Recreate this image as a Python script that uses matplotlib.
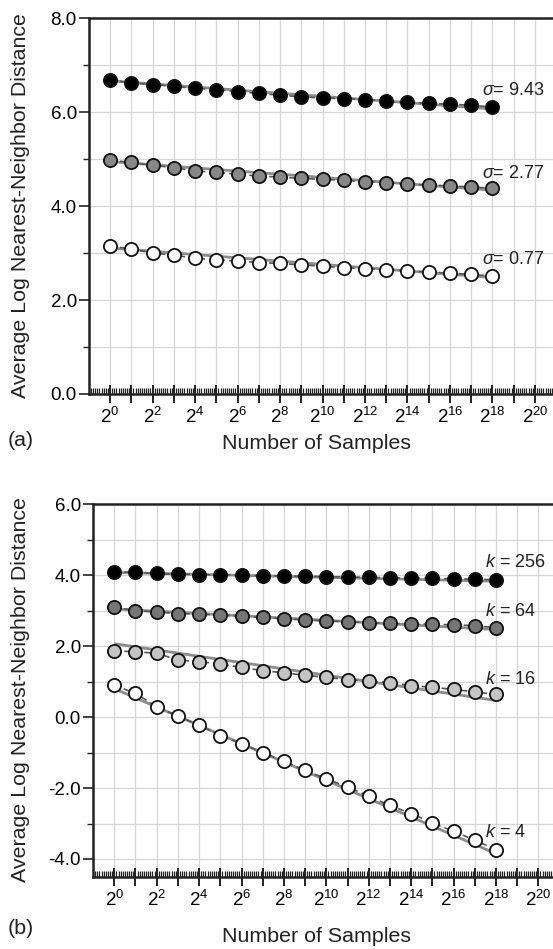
import matplotlib
matplotlib.use("Agg")
import matplotlib.pyplot as plt
import matplotlib.ticker as mticker
import numpy as np

plt.rcParams['font.family'] = ['Liberation Sans', 'DejaVu Sans']
plt.rcParams['mathtext.fontset'] = 'custom'
plt.rcParams['mathtext.rm'] = 'Liberation Sans'
plt.rcParams['mathtext.it'] = 'Liberation Sans:italic'
plt.rcParams['axes.unicode_minus'] = False

# ---------------- data ----------------
samples = [1, 2, 4, 8, 16, 32, 64, 128, 256, 512, 1024, 2048, 4096, 8192,
           16384, 32768, 65536, 131072, 262144]

# panel (a): sigma series
sigma_labels = ["9.43", "2.77", "0.77"]
sigma_943 = [6.69, 6.62, 6.59, 6.55, 6.51, 6.48, 6.44, 6.40, 6.36, 6.33,
             6.30, 6.29, 6.27, 6.24, 6.21, 6.19, 6.17, 6.15, 6.11]
sigma_277 = [4.98, 4.93, 4.87, 4.82, 4.75, 4.72, 4.68, 4.64, 4.62, 4.59,
             4.57, 4.55, 4.52, 4.50, 4.47, 4.45, 4.43, 4.41, 4.38]
sigma_077 = [3.15, 3.09, 3.00, 2.96, 2.89, 2.86, 2.83, 2.80, 2.78, 2.75,
             2.72, 2.69, 2.67, 2.65, 2.62, 2.60, 2.57, 2.55, 2.51]
fit_a = [(6.67, 6.07), (4.95, 4.34), (3.11, 2.48)]

# panel (b): k series
k_labels = ["256", "64", "16", "4"]
k_256 = [4.10, 4.08, 4.05, 4.03, 4.02, 4.01, 4.00, 3.99, 3.98, 3.97,
         3.96, 3.95, 3.94, 3.93, 3.92, 3.91, 3.90, 3.89, 3.87]
k_64 = [3.10, 3.00, 2.96, 2.92, 2.90, 2.88, 2.84, 2.81, 2.77, 2.74,
        2.71, 2.69, 2.66, 2.64, 2.63, 2.62, 2.60, 2.58, 2.52]
k_16 = [1.87, 1.84, 1.80, 1.61, 1.56, 1.50, 1.40, 1.31, 1.25, 1.18,
        1.12, 1.06, 1.01, 0.97, 0.89, 0.84, 0.78, 0.71, 0.64]
k_4 = [0.90, 0.67, 0.29, 0.03, -0.23, -0.52, -0.75, -1.00, -1.25, -1.50,
       -1.74, -1.97, -2.23, -2.49, -2.72, -2.98, -3.22, -3.47, -3.74]
fit_b = [(4.08, 3.83), (3.05, 2.47), (2.07, 0.47), (0.80, -3.85)]

# ---------------- style ----------------
W, H = 553, 949
fig = plt.figure(figsize=(W / 100, H / 100), dpi=100)

axA = fig.add_axes([89.3 / W, 1 - 394 / H, 1 - 89.3 / W, (394 - 18.3) / H])
axB = fig.add_axes([93.3 / W, 1 - 876.7 / H, 1 - 93.3 / W, (876.7 - 504.3) / H])

SPINE = '#222222'
GRID = '#d6d6d6'


def style_axes(ax, ylim, xlim):
    ax.set_xscale('log', base=2)
    ax.set_xlim(*xlim)
    ax.set_ylim(*ylim)
    for s in ['top', 'left', 'bottom']:
        ax.spines[s].set_linewidth(1.8)
        ax.spines[s].set_color(SPINE)
    ax.spines['right'].set_visible(False)
    major = [2.0 ** n for n in range(0, 22)]
    minor = [2.0 ** (n + j / 10) for n in range(-1, 22) for j in range(1, 10)]
    ax.xaxis.set_major_locator(mticker.FixedLocator(major))
    ax.xaxis.set_minor_locator(mticker.FixedLocator(minor))

    def fmt(v, pos):
        n = int(round(np.log2(v)))
        return r'$2^{%d}$' % n if n % 2 == 0 else ''
    ax.xaxis.set_major_formatter(mticker.FuncFormatter(fmt))
    ax.xaxis.set_minor_formatter(mticker.NullFormatter())
    ax.yaxis.set_major_locator(mticker.MultipleLocator(2))
    ax.yaxis.set_minor_locator(mticker.MultipleLocator(1))
    ax.yaxis.set_major_formatter(mticker.FormatStrFormatter('%.1f'))
    ax.tick_params(axis='x', which='major', direction='inout', length=13,
                   width=1.4, color=SPINE, labelsize=13.5, pad=3)
    ax.tick_params(axis='x', which='minor', direction='in', length=4,
                   width=0.9, color=SPINE)
    ax.tick_params(axis='y', which='major', direction='out', length=7,
                   width=1.2, color=SPINE, labelsize=13.5, pad=2)
    ax.tick_params(axis='y', which='minor', direction='out', length=4,
                   width=1.0, color=SPINE)
    ax.xaxis.grid(True, which='major', color=GRID, lw=0.9)
    ax.yaxis.grid(True, which='both', color=GRID, lw=0.9)
    ax.set_axisbelow(True)


def draw_series(ax, ys, fit, face):
    ax.plot([samples[0], samples[-1]], list(fit), color='#8c8c8c', lw=2.0,
            solid_capstyle='butt', zorder=2)
    ax.plot(samples, ys, color='#555555', lw=1.2, ls=(0, (3.5, 2.5)),
            marker='o', ms=9.5, mfc=face, mec='#111111', mew=1.3, zorder=3,
            clip_on=False)


style_axes(axA, (0, 8), (2 ** -0.98, 2 ** 20.85))
style_axes(axB, (-4.5, 6), (2 ** -0.99, 2 ** 20.69))

for ys, fit, face in zip([sigma_943, sigma_277, sigma_077], fit_a,
                         ['#000000', '#878787', '#ffffff']):
    draw_series(axA, ys, fit, face)

for ys, fit, face in zip([k_256, k_64, k_16, k_4], fit_b,
                         ['#000000', '#767676', '#c4c4c4', '#ffffff']):
    draw_series(axB, ys, fit, face)

# series labels
lab_x = 2 ** 17.5
for lab, yv in zip(sigma_labels, [6.36, 4.61, 2.76]):
    axA.text(lab_x, yv, r'$\sigma$= ' + lab, fontsize=13, color='#222222',
             ha='left', va='baseline')
for lab, yv in zip(k_labels, [4.23, 2.85, 0.93, -3.37]):
    axB.text(lab_x, yv, r'$k$ = ' + lab, fontsize=13, color='#222222',
             ha='left', va='baseline')

# axis labels and panel letters
ylab = 'Average Log Nearest-Neighbor Distance'
fig.text(21 / W, 1 - 206 / H, ylab, rotation=90, ha='center', va='center',
         fontsize=15.4, color='#222222')
fig.text(21 / W, 1 - 690 / H, ylab, rotation=90, ha='center', va='center',
         fontsize=15.4, color='#222222')
fig.text(317 / W, 1 - 443 / H, 'Number of Samples', ha='center', va='center',
         fontsize=15.4, color='#222222')
fig.text(317 / W, 1 - 937 / H, 'Number of Samples', ha='center', va='center',
         fontsize=15.4, color='#222222')
fig.text(8 / W, 1 - 441 / H, '(a)', ha='left', va='center', fontsize=15.4,
         color='#222222')
fig.text(8 / W, 1 - 929 / H, '(b)', ha='left', va='center', fontsize=15.4,
         color='#222222')

fig.savefig('out.png', dpi=100)
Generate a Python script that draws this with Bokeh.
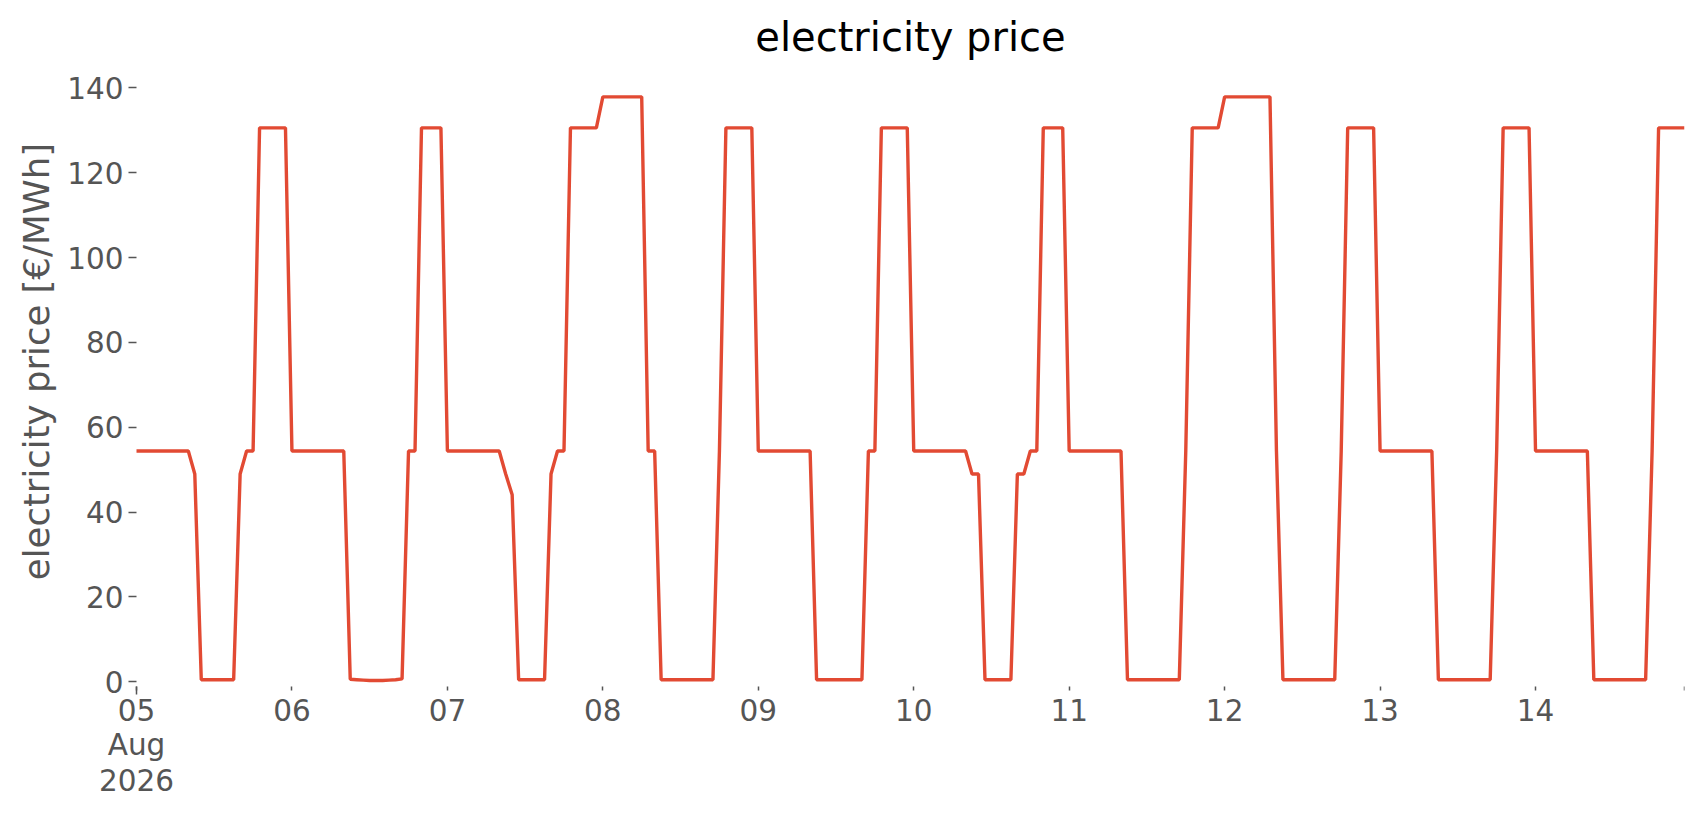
import math
import pandas as pd
from bokeh.plotting import figure
from bokeh.models import Range1d, FixedTicker, Label, ColumnDataSource
from bokeh.embed import file_html
from bokeh.resources import INLINE

# ---- data: hourly electricity price [EUR/MWh], one list per day ----
start = "2026-08-05 00:00"
aug05 = [54.4, 54.4, 54.4, 54.4, 54.4, 54.4, 54.4, 54.4, 54.4, 49.0, 0.5, 0.5,
         0.5, 0.5, 0.5, 0.5, 49.0, 54.4, 54.4, 130.6, 130.6, 130.6, 130.6, 130.6]
aug06 = [54.4, 54.4, 54.4, 54.4, 54.4, 54.4, 54.4, 54.4, 54.4, 0.6, 0.5, 0.4,
         0.3, 0.3, 0.3, 0.4, 0.5, 0.7, 54.4, 54.4, 130.6, 130.6, 130.6, 130.6]
aug07 = [54.4, 54.4, 54.4, 54.4, 54.4, 54.4, 54.4, 54.4, 54.4, 49.0, 44.1, 0.5,
         0.5, 0.5, 0.5, 0.5, 49.0, 54.4, 54.4, 130.6, 130.6, 130.6, 130.6, 130.6]
aug08 = [137.9, 137.9, 137.9, 137.9, 137.9, 137.9, 137.9, 54.4, 54.4, 0.5, 0.5, 0.5,
         0.5, 0.5, 0.5, 0.5, 0.5, 0.5, 54.4, 130.6, 130.6, 130.6, 130.6, 130.6]
aug09 = [54.4, 54.4, 54.4, 54.4, 54.4, 54.4, 54.4, 54.4, 54.4, 0.5, 0.5, 0.5,
         0.5, 0.5, 0.5, 0.5, 0.5, 54.4, 54.4, 130.6, 130.6, 130.6, 130.6, 130.6]
aug10 = [54.4, 54.4, 54.4, 54.4, 54.4, 54.4, 54.4, 54.4, 54.4, 49.0, 49.0, 0.5,
         0.5, 0.5, 0.5, 0.5, 49.0, 49.0, 54.4, 54.4, 130.6, 130.6, 130.6, 130.6]
aug11 = [54.4, 54.4, 54.4, 54.4, 54.4, 54.4, 54.4, 54.4, 54.4, 0.5, 0.5, 0.5,
         0.5, 0.5, 0.5, 0.5, 0.5, 0.5, 54.4, 130.6, 130.6, 130.6, 130.6, 130.6]
aug12 = [137.9, 137.9, 137.9, 137.9, 137.9, 137.9, 137.9, 137.9, 54.4, 0.5, 0.5, 0.5,
         0.5, 0.5, 0.5, 0.5, 0.5, 0.5, 54.4, 130.6, 130.6, 130.6, 130.6, 130.6]
aug13 = [54.4, 54.4, 54.4, 54.4, 54.4, 54.4, 54.4, 54.4, 54.4, 0.5, 0.5, 0.5,
         0.5, 0.5, 0.5, 0.5, 0.5, 0.5, 54.4, 130.6, 130.6, 130.6, 130.6, 130.6]
aug14 = [54.4, 54.4, 54.4, 54.4, 54.4, 54.4, 54.4, 54.4, 54.4, 0.5, 0.5, 0.5,
         0.5, 0.5, 0.5, 0.5, 0.5, 0.5, 54.4, 130.6, 130.6, 130.6, 130.6, 130.6]

day_labels = ["05", "06", "07", "08", "09", "10", "11", "12", "13", "14"]
first_label_context = ["Aug", "2026"]
y_ticks = [0, 20, 40, 60, 80, 100, 120, 140]

title_text = "electricity price"
y_title = "electricity price [€/MWh]"

# ---- build ----
prices = aug05 + aug06 + aug07 + aug08 + aug09 + aug10 + aug11 + aug12 + aug13 + aug14
times = pd.date_range(start, periods=len(prices), freq="h")
source = ColumnDataSource(data=dict(t=times, price=prices))

epoch = pd.Timestamp("1970-01-01")
def ms(ts):
    return int((pd.Timestamp(ts) - epoch) // pd.Timedelta("1ms"))

day_times = pd.date_range(start, periods=len(day_labels), freq="D")
day_ms = [ms(d) for d in day_times]
t0_ms = ms(times[0])
end_ms = ms(times[-1])

FONT = "DejaVu Sans"
GREY = "#555555"

# layout geometry (pixels inside the figure)
W, H = 1688, 798
B_LEFT, B_RIGHT, B_TOP, B_BOTTOM = 2, 4, 62, 0
DATA_LEFT_PX = 136          # horizontal position of the first timestamp
Y_PX_PER_UNIT = 4.2417      # vertical scale
Y142_PX = 79.0              # vertical position of value 142
data_w = W - B_RIGHT - DATA_LEFT_PX
ms_per_px = (end_ms - t0_ms) / data_w
x_start = t0_ms - (DATA_LEFT_PX - B_LEFT) * ms_per_px
y_top = 142 + (Y142_PX - B_TOP) / Y_PX_PER_UNIT
y_bottom = 142 - (H - B_BOTTOM - Y142_PX) / Y_PX_PER_UNIT

p = figure(width=W, height=H, x_axis_type="datetime",
           output_backend="svg", toolbar_location=None,
           min_border_left=B_LEFT, min_border_right=B_RIGHT,
           min_border_top=B_TOP, min_border_bottom=B_BOTTOM)
p.x_range = Range1d(x_start, end_ms)
p.y_range = Range1d(y_bottom, y_top)

p.line("t", "price", source=source, line_color="#E24A33", line_width=3.4)

# title, centred over the data area
TITLE_SIZE = 40
title_w = 7.758 * TITLE_SIZE
p.title.text = title_text
p.title.text_font = FONT
p.title.text_font_size = f"{TITLE_SIZE}px"
p.title.text_font_style = "normal"
p.title.text_color = "#000000"
p.title.align = "left"
p.title.offset = (DATA_LEFT_PX + W - B_RIGHT) / 2 - title_w / 2 - B_LEFT
p.title.standoff = 5

# frame / grid
p.outline_line_color = None
p.xgrid.visible = False
p.ygrid.visible = False
p.background_fill_color = "white"
p.border_fill_color = "white"

# x axis, pinned just under zero
xa = p.xaxis[0]
xa.fixed_location = -1.2
xa.ticker = FixedTicker(ticks=day_ms + [end_ms], minor_ticks=[day_ms[0]])
overrides = {k: v for k, v in zip(day_ms, day_labels)}
overrides[end_ms] = ""
xa.major_label_overrides = overrides
xa.axis_line_color = None
xa.major_tick_line_color = GREY
xa.major_tick_line_width = 1.5
xa.major_tick_out = 4
xa.major_tick_in = 0
xa.minor_tick_line_color = GREY
xa.minor_tick_line_width = 1.5
xa.minor_tick_out = 8
xa.minor_tick_in = 0
xa.major_label_text_font = FONT
xa.major_label_text_font_size = "29.5px"
xa.major_label_text_color = GREY
xa.major_label_standoff = 4

# context lines under the first date label
context_y = [-14.8, -23.2]
for txt, yy in zip(first_label_context, context_y):
    p.add_layout(Label(x=day_ms[0], y=yy, x_units="data", y_units="data",
                       text=txt, text_font=FONT, text_font_size="29.5px",
                       text_color=GREY, text_align="center", text_baseline="middle"))

# y axis, pinned at the first timestamp
ya = p.yaxis[0]
ya.fixed_location = t0_ms
ya.ticker = FixedTicker(ticks=y_ticks)
ya.axis_line_color = None
ya.major_tick_line_color = GREY
ya.major_tick_line_width = 1.5
ya.major_tick_out = 8
ya.major_tick_in = 0
ya.minor_tick_line_color = None
ya.major_label_text_font = FONT
ya.major_label_text_font_size = "29.5px"
ya.major_label_text_color = GREY
ya.major_label_standoff = 5

# y axis title
p.add_layout(Label(x=x_start + (36 - B_LEFT) * ms_per_px, y=75.5,
                   x_units="data", y_units="data", angle=math.pi / 2,
                   text=y_title, text_font=FONT, text_font_size="35.5px",
                   text_color=GREY, text_align="center", text_baseline="middle"))

open("out.html", "w").write(file_html(p, INLINE))
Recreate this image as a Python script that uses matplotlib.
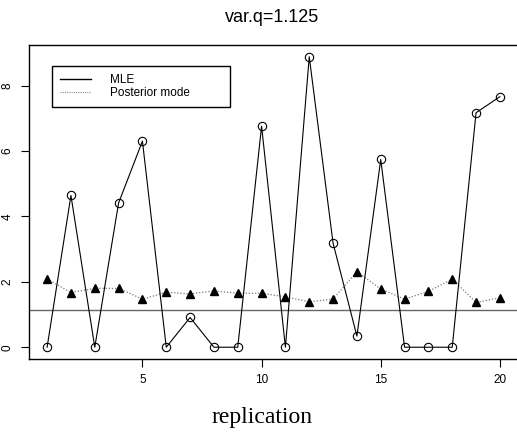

Task. Keep to the stretch from the line containing "Generate a Python" through the line containing "from bokeh.resources import INLINE", both ends included, and copy it exactly from the listing above, minus the pictures.

Result of the exercise.
Generate a Python script that draws this with Bokeh.
import math
import pandas as pd
from bokeh.plotting import figure
from bokeh.models import Range1d, FixedTicker, Label, ColumnDataSource
from bokeh.embed import file_html
from bokeh.resources import INLINE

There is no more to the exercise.